Except for a year volunteering in Chicago as a young adult, I’ve never lived more than a few miles from my parents. I see them about once a week, and my dad and I became daily texters sometime along the way. My dad has taught me the power of being a witness to the life of another. He has rooted for me, and for our entire family, through our greatest trials and triumphs, always interested, always optimistic that even in the darkness, some light might be around the next corner. I want to become that for my own adult children. I want to talk with them, text them and cheer for them in such a way that they can one day recognize me as a nonjudgmental witness to how they navigate the complexity of their lives.

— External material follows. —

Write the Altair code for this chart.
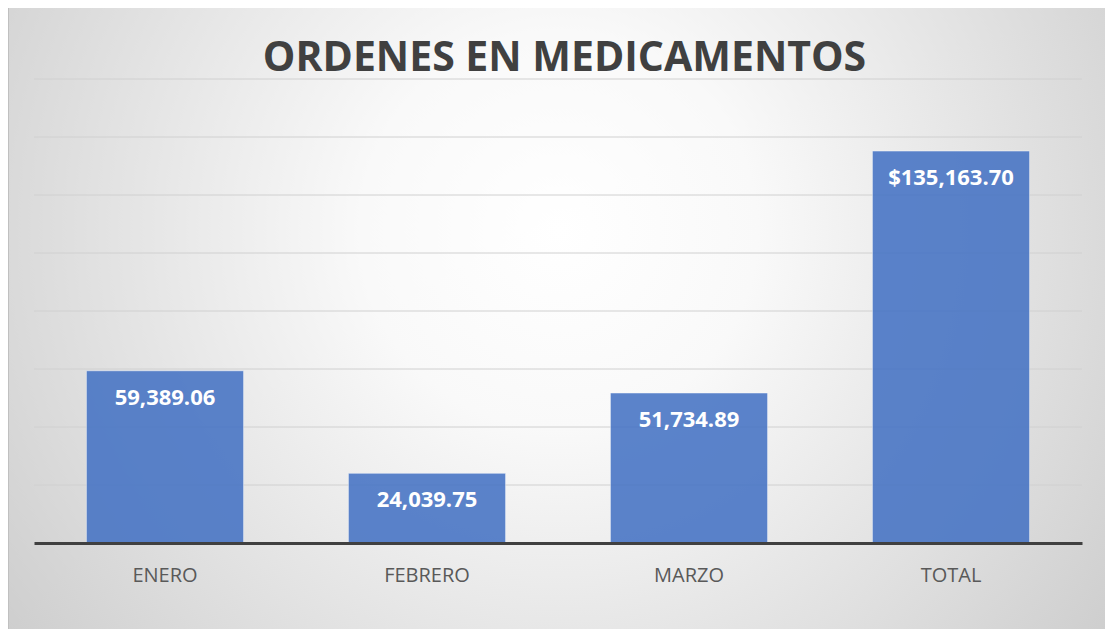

I want to grow to approach my faith like my dad. It deepened as he got older, and just beyond middle age, he read “Why Not Be a Mystic?” by Frank X. Tuoli and embraced a practice of centering prayer that seemed at odds with his on-the-go personality. He has kept up the practice for decades and speaks to its power and the presence of God he experiences. With an inability to sit still, and a brain that resists quieting, I’ve dabbled in centering prayer with no consistency. I’m now almost at the age my dad started, so maybe I will mature into it. It’s on my to-do list.
My mom has always been my dad’s first priority, and I have marveled at how they are able to bring together their vastly different skill sets and personalities, and make a whole that is much greater than their individual parts. My mom and dad together ground our family with their almost 56 years of mutual respect and commitment. Their marriage is the platform for my sister and me, for our husbands and children. They look first to each other in every decision. As my dad weakens, I see my mom working so hard to make up for the new deficits. She has started lifting weights so as to be able to more easily move the walker and lift the wheelchair out of the car. And in his illness, my dad turns to my mom constantly for her opinion, making sure his next medical move is one she agrees with. As my dad suffers, my mom suffers too, and yet they matter-of-factly continue daily tasks together. I hope that Bill and I will have such grace.
If Liam’s comment about being a grandpa someday propelled me into the future, my dad’s illness has made me reflective about the past. My dad spent as much time on the bleachers watching my sister and me and our kids compete in sports as he did participating on his own teams. No matter whether it was basketball, soccer, volleyball, track or Ultimate Frisbee, we could always count on my dad’s strong cheer from the stands. “Hey, hey!” he’d yell. It was a hey of encouragement, a hey that you’ve got this, a hey that he believed in us and whatever we were about to do on that court, field or track.
And now, as normal activities become feats of endurance for my dad, as his lungs fight against him and he continues to persevere, it is our turn to cheer, loudly, and as a family with one voice.
Hey, hey, Dad!
Thank you for teaching us how to be.